Author, educator, environmentalist (1909–1990)

Richard Gordon Lillard (June 3, 1909 – March 19, 1990) was an American author and educator. He was an early contributor to the environmental movement in Southern California. The Richard G. Lillard Outdoor Classroom, along the Los Angeles River, is named after him.

==Early life==
Lillard was born in Los Angeles, California. He grew up in Sacramento, California.
After graduating from Sacramento High School in 1926. Lillard received a BA in English at Stanford University (1930), an MA in English at the University of Montana (1931), and a PhD in American Civilization at the University of Iowa in 1943. He did graduate study in American history and American literature at Harvard University (1934–1935).

==Career as an educator==
Lillard was a professor at Los Angeles City College from 1933 to 1934, 1935 to 1942, and 1949 to 1965 and at California State University, Los Angeles from 1965 to 1976 where he was chair of the Department of English from 1971 to 1974. He taught courses in creative writing, and specialized in Mark Twain, Herman Melville, and Emily Dickinson.
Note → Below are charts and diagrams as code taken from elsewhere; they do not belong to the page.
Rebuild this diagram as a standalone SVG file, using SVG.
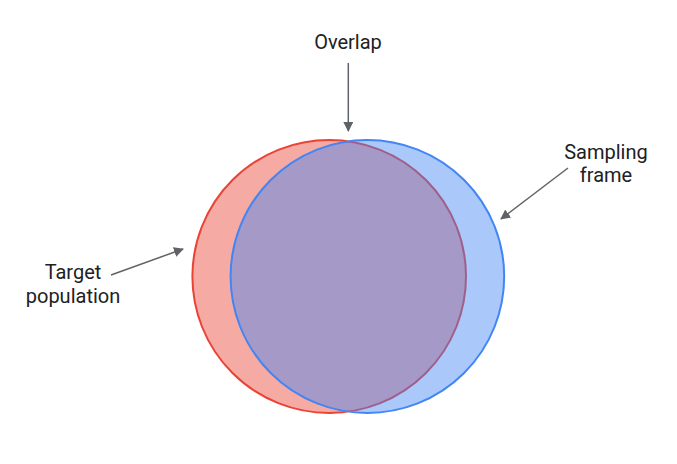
<svg xmlns="http://www.w3.org/2000/svg" width="677" height="464" viewBox="0 0 677 464">
<style>
.lbl{font-family:Roboto,"Open Sans","Liberation Sans",sans-serif;font-size:20px;fill:#202124;text-anchor:middle}
.conn{stroke:#5f6368;stroke-width:1.5;fill:none;marker-end:url(#ah)}
</style>
<defs>
<marker id="ah" viewBox="0 0 10 10" refX="9" refY="5" markerWidth="10" markerHeight="10" markerUnits="userSpaceOnUse" orient="auto">
<path d="M0,0 L10,5 L0,10 z" fill="#5f6368"/>
</marker>
</defs>
<rect width="677" height="464" fill="#ffffff"/>
<g id="target-population">
<ellipse cx="329.2" cy="276.5" rx="136.8" ry="136.5" fill="#EA4335" fill-opacity="0.45" stroke="#EA4335" stroke-width="2"/>
</g>
<g id="sampling-frame">
<ellipse cx="367.4" cy="276.5" rx="136.8" ry="136.5" fill="#4285F4" fill-opacity="0.45" stroke="#4285F4" stroke-width="2"/>
</g>
<g id="labels">
<text class="lbl" x="348" y="49">Overlap</text>
<text class="lbl" x="73" y="279">Target</text>
<text class="lbl" x="73" y="303">population</text>
<text class="lbl" x="606" y="159">Sampling</text>
<text class="lbl" x="606" y="182">frame</text>
</g>
<g id="connectors">
<line class="conn" x1="348.3" y1="63" x2="348.3" y2="131"/>
<line class="conn" x1="111" y1="275" x2="183" y2="249"/>
<line class="conn" x1="568" y1="168" x2="501" y2="219"/>
</g>
</svg>
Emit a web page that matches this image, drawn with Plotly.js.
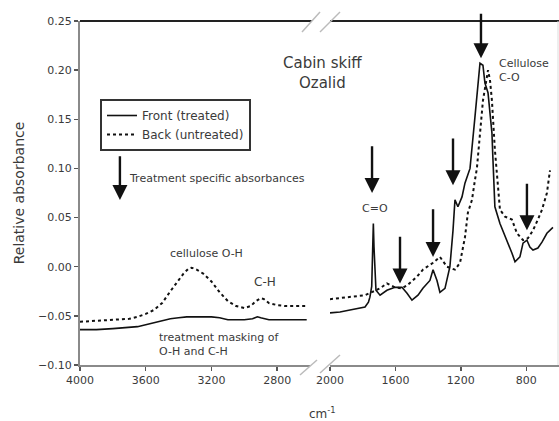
<!DOCTYPE html>
<html>
<head>
<meta charset="utf-8">
<script src="https://cdn.plot.ly/plotly-3.0.1.min.js"></script>
<style>
  html, body { margin: 0; padding: 0; background: #fff; }
  #chart { width: 559px; height: 421px; }
</style>
</head>
<body>
<div id="chart"></div>
<script>
// ---------- data (wavenumber cm-1, relative absorbance) ----------
// High-wavenumber region (left panel)
const frontHighWn = [4000, 3900, 3800, 3700, 3650, 3600, 3550, 3500, 3450, 3400, 3350, 3300, 3250, 3200, 3150, 3100, 3050, 3000, 2950, 2920, 2900, 2870, 2850, 2800, 2750, 2700, 2620];
const frontHighAbs = [-0.064, -0.064, -0.063, -0.062, -0.061, -0.059, -0.057, -0.055, -0.053, -0.052, -0.051, -0.051, -0.051, -0.051, -0.052, -0.054, -0.054, -0.054, -0.053, -0.051, -0.052, -0.053, -0.054, -0.054, -0.054, -0.054, -0.054];

const backHighWn = [4000, 3900, 3800, 3700, 3650, 3600, 3550, 3500, 3450, 3400, 3370, 3340, 3320, 3290, 3250, 3200, 3150, 3100, 3050, 3000, 2960, 2930, 2900, 2880, 2850, 2800, 2750, 2700, 2620];
const backHighAbs = [-0.056, -0.055, -0.054, -0.053, -0.051, -0.048, -0.044, -0.037, -0.025, -0.014, -0.007, -0.002, -0.001, -0.003, -0.007, -0.015, -0.026, -0.035, -0.040, -0.042, -0.040, -0.035, -0.032, -0.033, -0.037, -0.039, -0.040, -0.040, -0.040];

// Fingerprint region (right panel)
const frontLowWn = [2000, 1939, 1878, 1820, 1786, 1765, 1756, 1745, 1738, 1735, 1731, 1725, 1719, 1694, 1652, 1603, 1560, 1529, 1499, 1462, 1432, 1389, 1370, 1346, 1328, 1297, 1267, 1248, 1236, 1218, 1193, 1175, 1144, 1114, 1095, 1083, 1065, 1053, 1034, 1022, 1010, 1004, 998, 992, 961, 918, 888, 869, 839, 820, 796, 778, 759, 729, 704, 674, 643, 637];
const frontLowAbs = [-0.047, -0.046, -0.044, -0.042, -0.041, -0.036, -0.031, -0.020, 0.030, 0.044, 0.020, -0.015, -0.024, -0.029, -0.024, -0.021, -0.021, -0.027, -0.034, -0.029, -0.022, -0.014, -0.003, -0.014, -0.026, -0.022, 0.000, 0.037, 0.068, 0.061, 0.071, 0.085, 0.100, 0.152, 0.190, 0.207, 0.205, 0.187, 0.177, 0.159, 0.136, 0.110, 0.085, 0.061, 0.044, 0.027, 0.014, 0.005, 0.010, 0.024, 0.027, 0.020, 0.017, 0.019, 0.025, 0.034, 0.040, 0.040];

const backLowWn = [2000, 1939, 1878, 1786, 1719, 1694, 1652, 1603, 1560, 1529, 1468, 1432, 1370, 1328, 1285, 1236, 1205, 1175, 1157, 1132, 1114, 1102, 1065, 1034, 1022, 1010, 992, 979, 961, 930, 888, 857, 820, 790, 759, 729, 704, 674, 655];
const backLowAbs = [-0.033, -0.032, -0.031, -0.029, -0.024, -0.022, -0.017, -0.021, -0.022, -0.019, -0.010, -0.003, 0.004, 0.010, 0.000, -0.003, 0.004, 0.030, 0.055, 0.068, 0.088, 0.100, 0.169, 0.200, 0.190, 0.169, 0.119, 0.093, 0.058, 0.051, 0.048, 0.034, 0.027, 0.029, 0.037, 0.048, 0.058, 0.075, 0.098];

const seriesNames = ["Front (treated)", "Back (untreated)"];
const yTicks = [-0.10, -0.05, 0.00, 0.05, 0.10, 0.15, 0.20, 0.25];
const xTicksHigh = [4000, 3600, 3200, 2800];
const xTicksLow = [2000, 1600, 1200, 800];

// arrows: [wavenumber of tip, absorbance at tip, absorbance at tail]
const bandArrowsWn = [1743, 1572, 1370, 1248, 1077, 796];
const bandArrowsTip = [0.075, -0.017, 0.010, 0.083, 0.212, 0.037];
const bandArrowsTail = [0.124, 0.032, 0.060, 0.132, 0.259, 0.086];

// ---------- styling ----------
const FONT = "DejaVu Sans, Verdana, sans-serif";
const TXT = "#3a3a3a";

const traces = [
  { x: frontHighWn, y: frontHighAbs, xaxis: "x", yaxis: "y", mode: "lines", name: seriesNames[0],
    line: { color: "#111", width: 1.6 }, legendgroup: "f", showlegend: true },
  { x: backHighWn, y: backHighAbs, xaxis: "x", yaxis: "y", mode: "lines", name: seriesNames[1],
    line: { color: "#111", width: 2, dash: "dot" }, legendgroup: "b", showlegend: true },
  { x: frontLowWn, y: frontLowAbs, xaxis: "x2", yaxis: "y", mode: "lines", name: seriesNames[0],
    line: { color: "#111", width: 1.6 }, legendgroup: "f", showlegend: false },
  { x: backLowWn, y: backLowAbs, xaxis: "x2", yaxis: "y", mode: "lines", name: seriesNames[1],
    line: { color: "#111", width: 2, dash: "dot" }, legendgroup: "b", showlegend: false }
];

// pixel helpers for decorative items (plot area: x 80..559, y 21..365)
const px = v => (v - 80) / 479;
const py = v => (365 - v) / 344;

const annotations = [];
bandArrowsWn.forEach((w, i) => {
  annotations.push({ x: w, y: bandArrowsTip[i], ax: w, ay: bandArrowsTail[i], xref: "x2", yref: "y",
    axref: "x2", ayref: "y", showarrow: true, arrowhead: 2, arrowsize: 1.25, arrowwidth: 2.4,
    arrowcolor: "#111", text: "" });
});
annotations.push({ x: 3757, y: 0.068, ax: 3757, ay: 0.114, xref: "x", yref: "y", axref: "x", ayref: "y",
  showarrow: true, arrowhead: 2, arrowsize: 1.25, arrowwidth: 2.4, arrowcolor: "#111", text: "" });

const txt = (text, x, y, opts) => Object.assign({
  text: text, x: x, y: y, xref: "paper", yref: "paper", showarrow: false,
  font: { family: FONT, size: 11, color: TXT }, xanchor: "center", yanchor: "middle"
}, opts || {});

annotations.push(txt("Treatment specific absorbances", px(127), py(178), { xanchor: "left" }));
annotations.push(txt("Cabin skiff<br>Ozalid", px(322), py(73), { font: { family: FONT, size: 15, color: TXT } }));
annotations.push(txt("cellulose O-H", px(206), py(253)));
annotations.push(txt("C-H", px(265), py(282), { font: { family: FONT, size: 12, color: TXT } }));
annotations.push(txt("treatment masking of<br>O-H and C-H", px(157), py(344), { xanchor: "left", align: "left" }));
annotations.push(txt("C=O", px(375), py(208)));
annotations.push(txt("Cellulose<br>C-O", px(497), py(70), { xanchor: "left", align: "left" }));
annotations.push(txt("cm<sup>-1</sup>", px(322), py(413), { font: { family: FONT, size: 12, color: TXT } }));

const slash = (x0, y0, x1, y1) => ({ type: "line", xref: "paper", yref: "paper",
  x0: px(x0), y0: py(y0), x1: px(x1), y1: py(y1), line: { color: "#bbb", width: 1.5 } });

const shapes = [
  { type: "line", xref: "x domain", yref: "paper", x0: 0, x1: 1.008, y0: 1, y1: 1, line: { color: "#222", width: 2 } },
  { type: "line", xref: "x2 domain", yref: "paper", x0: 0, x1: 1, y0: 1, y1: 1, line: { color: "#222", width: 2 } },
  { type: "line", xref: "paper", yref: "paper", x0: px(558), x1: px(558), y0: 0, y1: 1, line: { color: "#ddd", width: 1 } },
  slash(302, 32, 320, 12), slash(320, 32, 340, 12),
  slash(300, 375, 317, 360), slash(320, 373, 340, 355)
];

const axisCommon = {
  showgrid: false, zeroline: false, showline: true, linecolor: "#8a8a8a", linewidth: 2,
  ticks: "outside", ticklen: 4, tickwidth: 1.5, tickcolor: "#555",
  tickfont: { family: FONT, size: 11, color: TXT }
};

const layout = {
  width: 559, height: 421,
  margin: { l: 80, r: 0, t: 21, b: 56 },
  paper_bgcolor: "#fff", plot_bgcolor: "#fff",
  showlegend: true,
  legend: {
    x: px(100), y: py(99), xanchor: "left", yanchor: "top",
    bordercolor: "#333", borderwidth: 2, bgcolor: "#fff",
    font: { family: FONT, size: 12, color: TXT }, itemwidth: 30, tracegroupgap: 0
  },
  xaxis: Object.assign({}, axisCommon, {
    domain: [0, px(310)], range: [4000, 2600], tickvals: xTicksHigh, ticktext: xTicksHigh.map(String)
  }),
  xaxis2: Object.assign({}, axisCommon, {
    domain: [px(330), 1], range: [2000, 600], anchor: "y", tickvals: xTicksLow, ticktext: xTicksLow.map(String)
  }),
  yaxis: Object.assign({}, axisCommon, {
    range: [-0.10, 0.25], tickvals: yTicks, tickformat: ".2f",
    title: { text: "Relative absorbance", font: { family: FONT, size: 14, color: TXT }, standoff: 10 }
  }),
  annotations: annotations,
  shapes: shapes
};

Plotly.newPlot("chart", traces, layout, { staticPlot: true, displayModeBar: false });
</script>
</body>
</html>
==Publications and environmental activism==

Lillard wrote on topics related to his early interest in American Civilization and his later espousal of what became known as the environmental movement. In addition to hundreds of articles and book reviews from 1932 to 1986, he wrote six books, created several bibliographies, and edited some early Californian correspondence. His book, Eden in Jeopardy: Man's Prodigal Meddling with his Environment, the Southern California Experience was an early cry for environmental consciousness. From 1972 to 1980, he continued his environmental pursuits through his bi-monthly column entitled "About Nature" for Westways Magazine, a publication of the Automobile Club of Southern California. In that column he "exposed Westways readers to the growing influence of environmentalism and charmed them with lovely descriptions of Southern California’s natural environs and the animal and plant species that [he] encountered in his travels."

==Published books==

- Coan, Otis W. (1941). "America in Fiction"
- Lillard, Richard Gordon (1942). "Desert Challenge: An Interpretation of Nevada"
- Lillard, Richard Gordon (1947). "The Great Forest"
- Lillard, Richard Gordon (1956). "American Life in Autobiography"
- Lillard, Richard Gordon (1966). "Eden in Jeopardy: Man's Prodigal Meddling with the Environment – the Southern California Experience"
- Bakker, Elna (1972). "The Great Southwest"
- Lillard, Richard Gordon (1973). "Hank and Horace: An Enduring Episode in Western History"
- Lillard, Richard Gordon (1978). "A Bridge over Troubled Waters: A Report on Four All-Day Meetings"
- Lillard, Richard Gordon (1983). "My Urban Wilderness in the Hollywood Hills: A Year of Years on Quito Lane"
- Powell, G. Harold (1990). "Letters from the Orange Empire"

==Honors and awards==

Lillard was given the Outstanding Professor Award by California State University, Los Angeles, in 1968.
He received the Fellows Award from the Historical Society of Southern California in 1989.
He received a Guggenheim Fellowship for American Literature in 1945. He was a Fulbright Lecturer in English, in 1957–1958, at the University of Grenoble and the University of Aix-Marseilles. He received a fellowship from the Huntington Library in San Marino, California. His book, American Life in Autobiography won listing in the White House Library.

Lillard's working papers are available at the UCLA Library.